I won’t say Lukas is miscast, because I can’t quite imagine anyone pulling off this role; maybe Douglas Fairbanks Jr. on a good day, though the required Italian accent would do no American performer any favors. Sidney Fox, most famous in my world for being the first recipient of a Bette Davis onscreen slap in Bad Sister, has a few moments of wiseacre bliss, but she, too, can’t seem to get the romance of it all across. Lewis Stone adds a level of sophistication to the proceedings.

There’s a nice atmosphere to the movie, and you can appreciate the film’s structure– it’s technically competent and the actors are good actors. It’s a lot of good pieces, just not strictly perfect.

Other Reviews, Trivia, and Links

  • As mentioned above, this was based on a hit Broadway play by Preston Sturges that ran for over 500 performances. Sturges sold the play’s rights for an amazing $125,000 to Universal and liked the consequent film adaptation. He wrote, in a letter to Carl Laemmle Junior, “I arrived in the projection room with a very superior feeling … and presently found myself deeply interested and admiring my own play. Nothing could be lower than this.” You can read more about the play’s origins and the subsequent adaptions in Madcap: The Life of Preston Sturges.

Fox is an odd actress; she can seem passive, but if you spend enough time watching her, her subversive nature begins to reveal itself and you begin to understand who is in control. This isn’t as steamy or playful as it should be, but it’s cute.

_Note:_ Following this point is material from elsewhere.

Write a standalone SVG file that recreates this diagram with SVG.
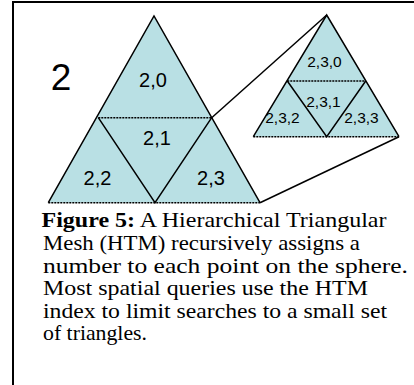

  • In a ‘blink and you’ll miss it’ moment, the couple in the opening shot drives by a theater showing The Smiling Lieutenant.
  • Some context for the movie: Lewis Stone at one point helps turn Stanley Toler’s police character against George Meeker’s by accusing him of being ‘an orangeman’. For those curious, this did not mean that Meeker spent too much time at the tanning salon, but rather was a member of ‘The Orange Order’, a sectarian Northern Irish Protestant group that was no friend to the Catholics. You can read more about why an Irish immigrant would have no love for them over at Wikipedia.
  • The reason this one is out on Warner Archive is because MGM purchased the rights to the original in the early 50s for a remake starring Ezio Pinza and Janet Leigh. And because it’s an MGM film, they took the plot and, of course, really hit the opera angle hard. Fun fact: Lewis Stone appears in the remake, too, but that’s because Leigh and Ezio at one point go to a packed movie house and catch Gilbert and Garbo in A Woman of Affairs (1928).